Here's a meme that seems to be getting popular: Now that SARS and Mad Cow have both made headlines simultaneously throughout the Western world, some commentators are comparing these outbreaks to the catastrophic 1918 flu epidemic, which killed up to 50 million people, and saying that in that context, this ain't so bad.

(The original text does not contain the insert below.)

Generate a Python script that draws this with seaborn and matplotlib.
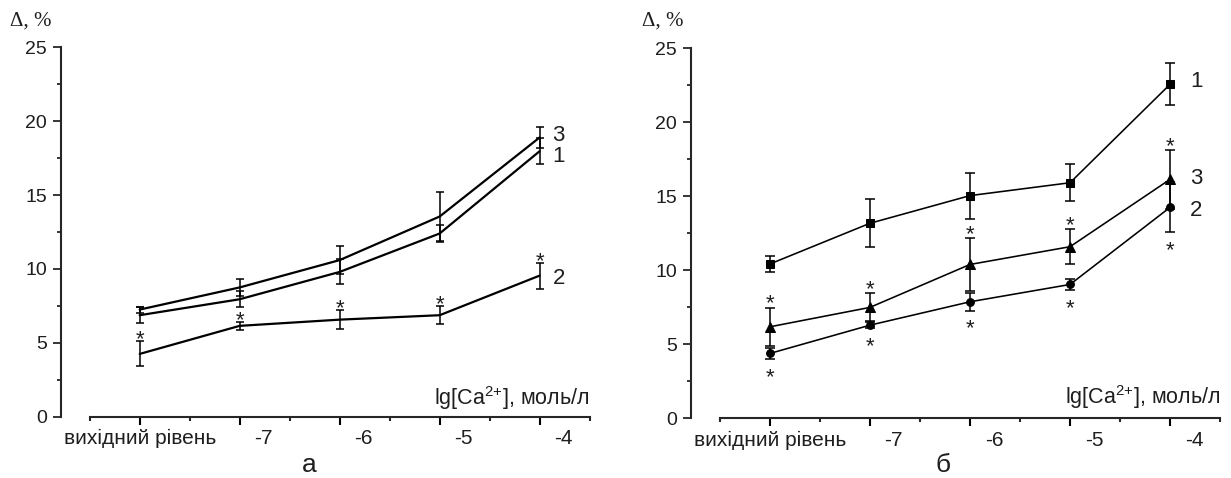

Well, no, it ain't. But what's more noteworthy about all these things being compared is that they're horrific diseases visited upon human populations as a consequence of intensive animal agriculture. Of course Mad Cow is, and it's now become undeniable that SARS is, and most scientists now agree that the source of the unbelievably devastating 1918 flu pandemic was the American pork industry. Even ignoring for the moment all the ill health effects that personally arise with consuming each and every ounce of meat, isn't the cost to our populace a little high for such a pointless luxury item?



Wednesday, May 28

SOUTH OF THE BORDER?

The Salt Lake Tribune connects the dots in yesterday's editorial: If the USDA has been so lax about stopping E.coli-smeared meat from getting to grocers' shelves, why should we trust their assurance that they've stopped Mad Cow? "Meat industry pressure to move product has put profits ahead of safety, silenced Congress and left U.S. Department of Agriculture with less power to enforce its rules than other regulators have over the safety of toys or cosmetics," the Trib notes. Meanwhile, New Scientist Magazine goes one step further: "BSE likely to be in US cattle herds" is the headline on a story not yet available online in which the magazine asserts that Mad Cow has probably already infected some U.S. cattle. There are many ways this might have happened - the most obvious being our NAFTA-decreed open trade borders - but two noteworthy sidebars (which may or may not be related) have to do with the blithe feeding of BSE-infected cows to other animals: CBC says that "Despite assurances that a cow infected with mad cow disease was never eaten by humans, officials said Wednesday it was likely fed to pigs and chickens - which in turn could have been on a dinner table." And to show how intertwined this "One Cow" is with American industry, a Nevada company, Carson's Pet Pantry, asked customers yesterday to return dog food that may contain beef from quarantined herds. Ah, the Circle of Life.



DON'T LOOK NOW

"We need to know what we are eating," yells the UK's Guardian newspaper in a hard-hitting editorial about injecting crap, including other meat, into meat. At least, it would be a hard-hitting editorial if it even raised the question "why do we not want to look at what we're eating, when it comes to meat?" As it is, the blinders stay on. Meanwhile, a group of students in Maryland are asking and answering the question by protesting a science course where they raise lambs, get to know them, and then kill them Seems after getting to know them, a bunch of the kids didn't want them dead. Go figure.